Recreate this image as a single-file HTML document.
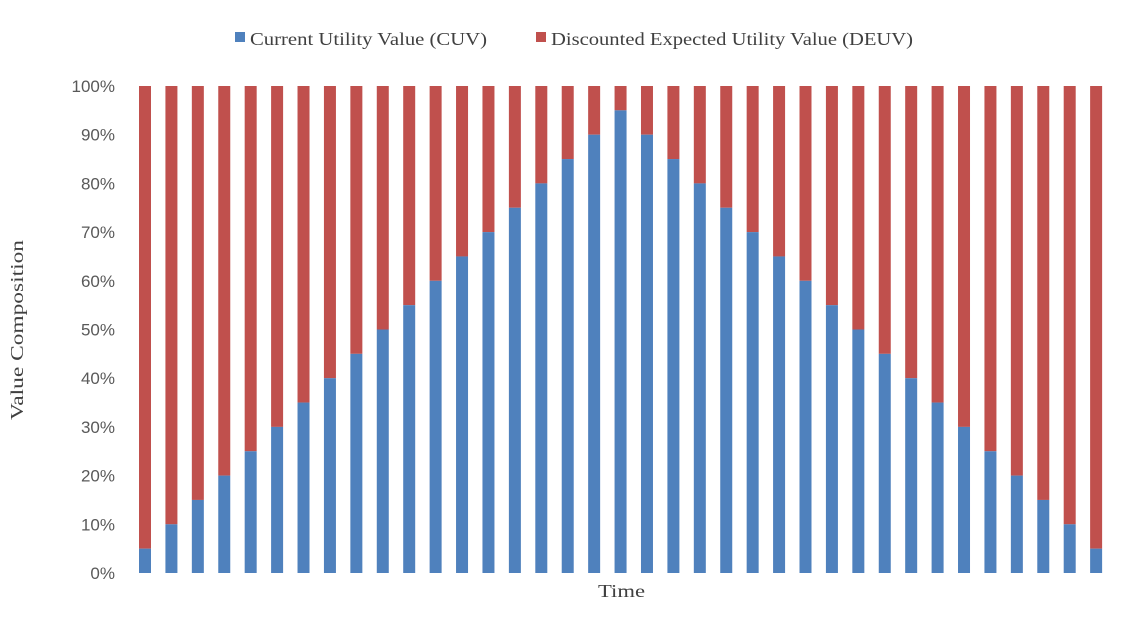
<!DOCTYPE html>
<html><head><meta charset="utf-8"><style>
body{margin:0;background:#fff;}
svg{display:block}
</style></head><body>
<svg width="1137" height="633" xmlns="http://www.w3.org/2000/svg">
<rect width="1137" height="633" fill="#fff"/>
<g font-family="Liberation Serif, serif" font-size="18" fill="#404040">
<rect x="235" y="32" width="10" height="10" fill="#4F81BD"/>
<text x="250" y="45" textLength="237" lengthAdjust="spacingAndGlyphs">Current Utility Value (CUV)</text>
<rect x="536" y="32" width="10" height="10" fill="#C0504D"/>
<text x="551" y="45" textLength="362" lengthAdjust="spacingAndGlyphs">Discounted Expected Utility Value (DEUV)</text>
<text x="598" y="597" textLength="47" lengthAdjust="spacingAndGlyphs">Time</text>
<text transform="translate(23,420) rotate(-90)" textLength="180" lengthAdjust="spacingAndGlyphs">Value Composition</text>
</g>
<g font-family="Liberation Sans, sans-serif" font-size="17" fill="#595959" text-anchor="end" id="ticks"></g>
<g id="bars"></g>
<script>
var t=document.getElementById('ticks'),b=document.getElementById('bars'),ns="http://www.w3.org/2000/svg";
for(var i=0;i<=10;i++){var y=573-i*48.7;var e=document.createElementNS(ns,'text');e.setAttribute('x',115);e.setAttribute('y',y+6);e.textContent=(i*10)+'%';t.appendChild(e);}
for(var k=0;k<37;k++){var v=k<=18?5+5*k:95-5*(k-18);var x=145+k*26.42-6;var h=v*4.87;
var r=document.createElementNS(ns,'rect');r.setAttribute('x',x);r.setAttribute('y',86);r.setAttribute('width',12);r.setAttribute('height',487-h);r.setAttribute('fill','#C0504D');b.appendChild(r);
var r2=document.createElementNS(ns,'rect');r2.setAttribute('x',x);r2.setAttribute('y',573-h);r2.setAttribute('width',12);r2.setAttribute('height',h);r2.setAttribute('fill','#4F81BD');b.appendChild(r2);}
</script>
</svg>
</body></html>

-=-=-=-=-

EXERCISE DETAILS:
Retype everything in the material word for word, minus pictures.

SOLUTION FOR THIS PROBLEM:
Recreate this image as a single-file HTML document.
<!DOCTYPE html>
<html><head><meta charset="utf-8"><style>
body{margin:0;background:#fff;}
svg{display:block}
</style></head><body>
<svg width="1137" height="633" xmlns="http://www.w3.org/2000/svg">
<rect width="1137" height="633" fill="#fff"/>
<g font-family="Liberation Serif, serif" font-size="18" fill="#404040">
<rect x="235" y="32" width="10" height="10" fill="#4F81BD"/>
<text x="250" y="45" textLength="237" lengthAdjust="spacingAndGlyphs">Current Utility Value (CUV)</text>
<rect x="536" y="32" width="10" height="10" fill="#C0504D"/>
<text x="551" y="45" textLength="362" lengthAdjust="spacingAndGlyphs">Discounted Expected Utility Value (DEUV)</text>
<text x="598" y="597" textLength="47" lengthAdjust="spacingAndGlyphs">Time</text>
<text transform="translate(23,420) rotate(-90)" textLength="180" lengthAdjust="spacingAndGlyphs">Value Composition</text>
</g>
<g font-family="Liberation Sans, sans-serif" font-size="17" fill="#595959" text-anchor="end" id="ticks"></g>
<g id="bars"></g>
<script>
var t=document.getElementById('ticks'),b=document.getElementById('bars'),ns="http://www.w3.org/2000/svg";
for(var i=0;i<=10;i++){var y=573-i*48.7;var e=document.createElementNS(ns,'text');e.setAttribute('x',115);e.setAttribute('y',y+6);e.textContent=(i*10)+'%';t.appendChild(e);}
for(var k=0;k<37;k++){var v=k<=18?5+5*k:95-5*(k-18);var x=145+k*26.42-6;var h=v*4.87;
var r=document.createElementNS(ns,'rect');r.setAttribute('x',x);r.setAttribute('y',86);r.setAttribute('width',12);r.setAttribute('height',487-h);r.setAttribute('fill','#C0504D');b.appendChild(r);
var r2=document.createElementNS(ns,'rect');r2.setAttribute('x',x);r2.setAttribute('y',573-h);r2.setAttribute('width',12);r2.setAttribute('height',h);r2.setAttribute('fill','#4F81BD');b.appendChild(r2);}
</script>
</svg>
</body></html>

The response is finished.